Code that draws figures:
────────────────

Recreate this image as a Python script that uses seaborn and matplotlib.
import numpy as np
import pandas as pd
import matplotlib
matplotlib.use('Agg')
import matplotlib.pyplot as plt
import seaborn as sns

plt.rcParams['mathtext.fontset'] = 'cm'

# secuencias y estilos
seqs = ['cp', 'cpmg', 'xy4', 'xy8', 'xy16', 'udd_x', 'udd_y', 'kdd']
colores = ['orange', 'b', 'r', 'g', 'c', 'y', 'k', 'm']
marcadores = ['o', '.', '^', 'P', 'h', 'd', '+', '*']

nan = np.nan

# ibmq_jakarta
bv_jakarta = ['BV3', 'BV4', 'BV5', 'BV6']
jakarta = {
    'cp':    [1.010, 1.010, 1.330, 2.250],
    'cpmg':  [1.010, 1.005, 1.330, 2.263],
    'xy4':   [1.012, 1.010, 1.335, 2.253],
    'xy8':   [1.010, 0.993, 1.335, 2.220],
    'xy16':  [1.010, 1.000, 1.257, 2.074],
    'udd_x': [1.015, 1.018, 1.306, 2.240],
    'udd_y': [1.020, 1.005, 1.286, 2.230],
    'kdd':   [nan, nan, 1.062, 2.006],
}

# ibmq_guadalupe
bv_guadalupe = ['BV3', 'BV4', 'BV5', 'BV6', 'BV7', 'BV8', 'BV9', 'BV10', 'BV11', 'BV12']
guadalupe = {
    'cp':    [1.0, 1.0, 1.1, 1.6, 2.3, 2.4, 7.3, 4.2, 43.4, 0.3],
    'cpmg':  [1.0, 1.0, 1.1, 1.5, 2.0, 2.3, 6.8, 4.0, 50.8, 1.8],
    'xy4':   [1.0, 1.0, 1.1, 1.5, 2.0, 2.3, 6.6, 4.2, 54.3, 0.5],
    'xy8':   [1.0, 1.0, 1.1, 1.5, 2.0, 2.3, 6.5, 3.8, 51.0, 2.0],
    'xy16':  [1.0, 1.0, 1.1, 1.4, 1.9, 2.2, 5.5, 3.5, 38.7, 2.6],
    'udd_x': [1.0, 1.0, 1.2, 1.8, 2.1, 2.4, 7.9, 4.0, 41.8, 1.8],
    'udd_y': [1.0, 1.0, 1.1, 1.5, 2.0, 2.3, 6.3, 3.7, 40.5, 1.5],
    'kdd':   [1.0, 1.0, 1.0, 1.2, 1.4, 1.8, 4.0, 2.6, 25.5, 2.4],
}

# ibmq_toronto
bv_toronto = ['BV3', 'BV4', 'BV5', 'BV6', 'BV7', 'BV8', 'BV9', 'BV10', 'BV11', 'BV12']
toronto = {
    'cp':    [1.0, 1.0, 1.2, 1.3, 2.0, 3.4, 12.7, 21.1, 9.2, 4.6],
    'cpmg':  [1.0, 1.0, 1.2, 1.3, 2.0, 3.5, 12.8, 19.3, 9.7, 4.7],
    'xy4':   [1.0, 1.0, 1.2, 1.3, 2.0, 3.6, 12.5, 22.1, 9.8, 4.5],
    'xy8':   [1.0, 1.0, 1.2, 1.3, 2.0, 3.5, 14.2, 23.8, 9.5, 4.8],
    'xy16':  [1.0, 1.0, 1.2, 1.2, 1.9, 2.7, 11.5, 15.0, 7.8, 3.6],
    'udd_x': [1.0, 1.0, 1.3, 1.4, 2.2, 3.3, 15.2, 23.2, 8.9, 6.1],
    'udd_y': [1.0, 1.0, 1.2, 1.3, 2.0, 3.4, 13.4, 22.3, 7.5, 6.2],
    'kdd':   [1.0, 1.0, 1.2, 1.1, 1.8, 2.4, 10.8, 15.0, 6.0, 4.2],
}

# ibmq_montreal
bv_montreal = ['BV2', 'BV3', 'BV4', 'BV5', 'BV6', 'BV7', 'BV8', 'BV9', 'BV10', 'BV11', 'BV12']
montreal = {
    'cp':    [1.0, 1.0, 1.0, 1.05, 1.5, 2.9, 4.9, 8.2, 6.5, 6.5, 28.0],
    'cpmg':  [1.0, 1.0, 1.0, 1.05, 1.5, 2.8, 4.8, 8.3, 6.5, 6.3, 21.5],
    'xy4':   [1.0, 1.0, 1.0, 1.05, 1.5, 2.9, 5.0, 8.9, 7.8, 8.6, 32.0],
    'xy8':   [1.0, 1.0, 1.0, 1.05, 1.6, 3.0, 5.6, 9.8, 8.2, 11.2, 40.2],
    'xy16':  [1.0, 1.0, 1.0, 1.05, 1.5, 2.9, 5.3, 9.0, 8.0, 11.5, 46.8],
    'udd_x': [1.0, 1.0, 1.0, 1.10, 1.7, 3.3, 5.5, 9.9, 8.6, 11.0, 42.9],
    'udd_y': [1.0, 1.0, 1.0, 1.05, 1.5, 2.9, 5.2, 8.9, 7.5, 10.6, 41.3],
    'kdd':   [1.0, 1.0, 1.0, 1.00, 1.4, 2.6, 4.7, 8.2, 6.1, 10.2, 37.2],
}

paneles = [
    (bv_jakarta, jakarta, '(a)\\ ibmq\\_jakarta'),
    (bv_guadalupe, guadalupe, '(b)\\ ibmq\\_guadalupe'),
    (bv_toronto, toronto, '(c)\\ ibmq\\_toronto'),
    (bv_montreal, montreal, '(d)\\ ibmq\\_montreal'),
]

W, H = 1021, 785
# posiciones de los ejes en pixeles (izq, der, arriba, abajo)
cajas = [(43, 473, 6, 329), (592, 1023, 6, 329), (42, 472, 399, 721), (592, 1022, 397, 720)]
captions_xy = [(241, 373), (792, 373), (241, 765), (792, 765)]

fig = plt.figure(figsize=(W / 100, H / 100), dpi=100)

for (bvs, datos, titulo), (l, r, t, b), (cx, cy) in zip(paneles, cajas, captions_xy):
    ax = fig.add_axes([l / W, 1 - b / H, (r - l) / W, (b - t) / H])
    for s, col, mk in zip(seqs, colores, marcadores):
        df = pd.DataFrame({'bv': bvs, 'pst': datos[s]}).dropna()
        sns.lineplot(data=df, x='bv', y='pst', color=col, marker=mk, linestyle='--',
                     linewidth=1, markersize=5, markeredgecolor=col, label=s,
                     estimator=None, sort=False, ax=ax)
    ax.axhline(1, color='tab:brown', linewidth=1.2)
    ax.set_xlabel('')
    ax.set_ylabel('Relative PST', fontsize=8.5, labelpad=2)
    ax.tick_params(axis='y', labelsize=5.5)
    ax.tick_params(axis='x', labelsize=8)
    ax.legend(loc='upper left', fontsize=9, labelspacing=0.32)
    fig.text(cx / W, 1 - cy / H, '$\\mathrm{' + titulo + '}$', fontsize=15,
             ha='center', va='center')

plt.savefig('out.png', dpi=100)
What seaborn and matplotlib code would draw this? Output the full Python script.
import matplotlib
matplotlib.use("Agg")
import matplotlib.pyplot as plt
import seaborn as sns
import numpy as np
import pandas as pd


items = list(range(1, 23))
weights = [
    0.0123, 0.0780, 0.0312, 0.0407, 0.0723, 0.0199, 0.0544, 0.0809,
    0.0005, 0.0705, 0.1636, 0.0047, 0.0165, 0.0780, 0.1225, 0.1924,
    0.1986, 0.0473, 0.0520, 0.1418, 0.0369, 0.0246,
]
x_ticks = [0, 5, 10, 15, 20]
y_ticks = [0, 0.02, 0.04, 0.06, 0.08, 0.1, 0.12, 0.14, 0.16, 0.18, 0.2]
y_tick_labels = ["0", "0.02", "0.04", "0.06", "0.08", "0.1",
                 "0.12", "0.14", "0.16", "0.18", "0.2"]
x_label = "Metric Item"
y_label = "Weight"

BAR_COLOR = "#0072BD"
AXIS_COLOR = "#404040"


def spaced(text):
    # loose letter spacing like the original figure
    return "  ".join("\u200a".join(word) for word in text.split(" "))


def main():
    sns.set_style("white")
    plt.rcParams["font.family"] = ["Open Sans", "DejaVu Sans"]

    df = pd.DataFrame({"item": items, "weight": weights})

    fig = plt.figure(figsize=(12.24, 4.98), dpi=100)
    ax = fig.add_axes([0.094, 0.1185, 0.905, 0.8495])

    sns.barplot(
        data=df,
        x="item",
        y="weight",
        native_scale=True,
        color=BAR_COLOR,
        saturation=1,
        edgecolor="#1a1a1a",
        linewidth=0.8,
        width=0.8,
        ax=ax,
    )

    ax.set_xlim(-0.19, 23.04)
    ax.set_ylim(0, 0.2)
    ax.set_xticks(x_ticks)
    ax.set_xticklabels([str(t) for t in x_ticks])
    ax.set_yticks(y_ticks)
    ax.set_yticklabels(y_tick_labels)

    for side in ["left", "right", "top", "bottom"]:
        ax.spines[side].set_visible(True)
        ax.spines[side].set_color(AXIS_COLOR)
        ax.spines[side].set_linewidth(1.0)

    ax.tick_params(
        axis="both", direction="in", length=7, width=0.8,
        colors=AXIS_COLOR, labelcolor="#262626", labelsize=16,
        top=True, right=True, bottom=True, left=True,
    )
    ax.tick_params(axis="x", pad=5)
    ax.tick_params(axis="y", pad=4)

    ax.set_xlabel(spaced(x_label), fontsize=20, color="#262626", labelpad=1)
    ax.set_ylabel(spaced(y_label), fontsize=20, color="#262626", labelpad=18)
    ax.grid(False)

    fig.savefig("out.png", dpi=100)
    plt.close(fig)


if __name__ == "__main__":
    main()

────────────────

WHAT NEEDS TO BE DONE:
Exactly repeat the lines above, from the opening line through the one with "plt.rcParams['mathtext.fontset'] = 'cm'", and include nothing else.

OUTPUT FOR THIS EXERCISE:
Recreate this image as a Python script that uses seaborn and matplotlib.
import numpy as np
import pandas as pd
import matplotlib
matplotlib.use('Agg')
import matplotlib.pyplot as plt
import seaborn as sns

plt.rcParams['mathtext.fontset'] = 'cm'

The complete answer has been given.